EXCERPTS
Teachers and educational supervisors in different areas in the Kingdom hope that the Education Ministry will support the proposal to open up nurseries at the beginning of the school year.
As more women are joining the workforce, specialists say that there is a need to prepare a suitable atmosphere for them. Children’s day care, in particular, was seen as priority for a growing number of women working in the private and public sectors.
Many schools are still relying on their private efforts to provide nurseries for teachers’ children, but mothers say some of these nurseries lack a safe environment for children, which worries them and decreases their productivity.

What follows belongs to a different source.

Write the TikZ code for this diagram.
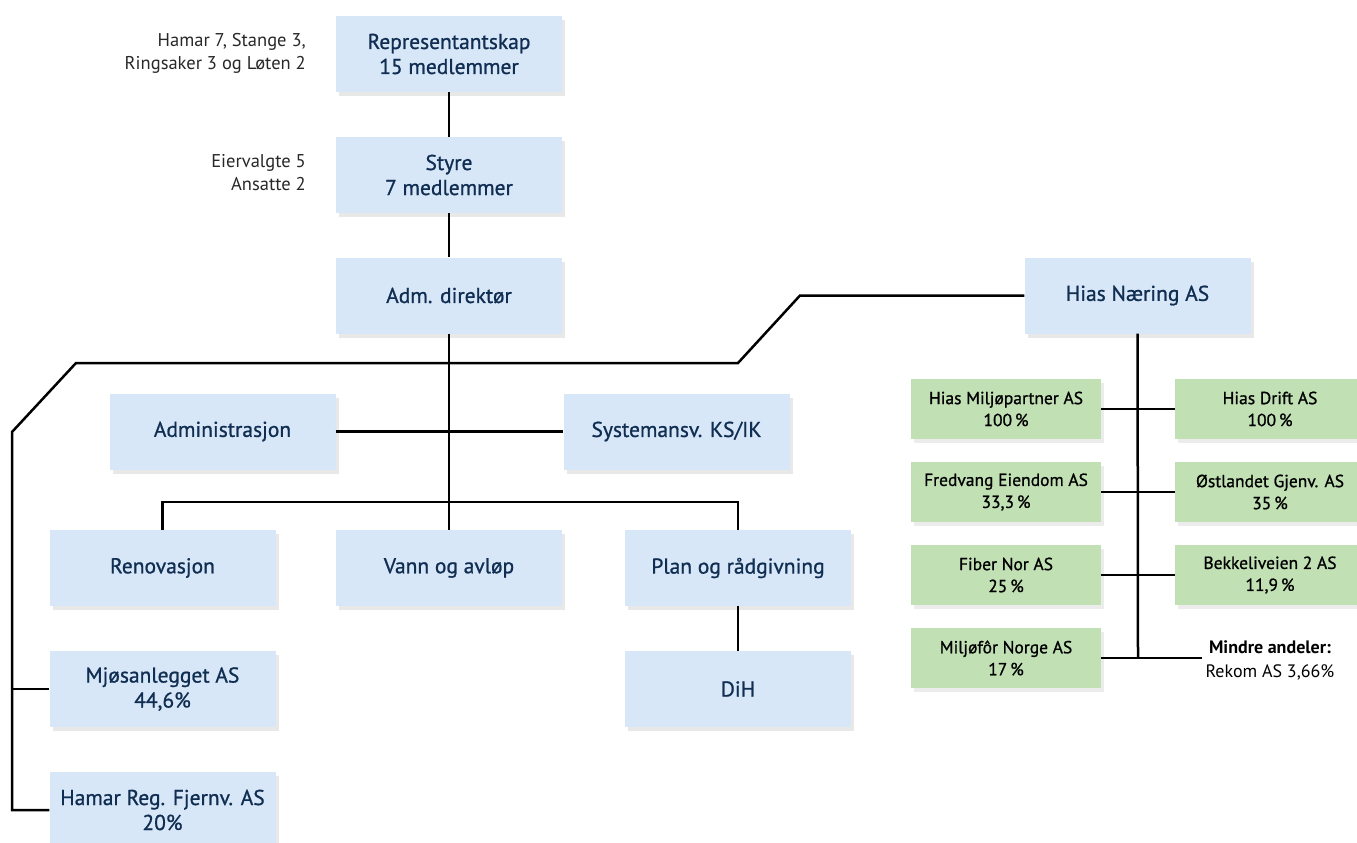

The Education Ministry announced that over 2,000 nurseries in various regions of the Kingdom are ready to receive 18,000 children under the supervision of 2,709 babysitters, 2,185 administrative staff and 1,355 other employees. However, several teachers in the Kingdom stressed the need to have promising and firm decisions to support these nurseries.
Asir nurseries director Fawziya Hattan said Asir has a shortage of 100 kindergartens but that work is in progress on a comprehensive nursery, which will be operated by private investors.
“A committee was formed to survey all schools in Asir and we had a meeting with school directors where a committee from the development, planning and administration departments was commissioned to check on the possibility of having proper facilities in schools,” Hattan said, adding that the information will be submitted to the education department in Asir to take the proper steps for setting up nurseries.
Teacher Aliyya Al-Omari says that the majority of nurseries in schools were established through private efforts but that they lack a standard healthy environment for children, explaining that teachers are still waiting implementation of promises made by the education minister.
Business woman Nawal Al-Kalthami, director of a kindergarten explained that there are serious problems facing business people investing in this field, among them is the unwillingness of young Saudi women to work in daycare centers.
“Such projects also face difficulties in recruiting expats and providing work visas,” she said, stressing the need for joint efforts between the Ministries of Education, Labor, Commerce and Social Affairs, and Chambers of Commerce to support such investments saying that this is a recipe for success.
Economist Abdullah Al-Maghlouth said the daycare sector in the Kingdom is random and unstructured. “There is a need to have a department that controls the nurseries, issues the licenses and supervises them in all educational, health and environmental aspects,” he said. “Investment in this area will undoubtedly have good economic returns and provide job opportunities as it is no less important than proper management of kindergartens and schools.”
Maysa Mohammed, a teacher in a Riyadh school, still dreams of having a full-capacity daycare center at the school, which she says is a long-overdue project for all teachers in the Kingdom.
Many workers in the education sector said that such decisions don’t need approval from the state’s authorities but can be achieved through administrative decisions from ministries and schools. They stated that this investment opportunity would help end the suffering of teachers and school workers.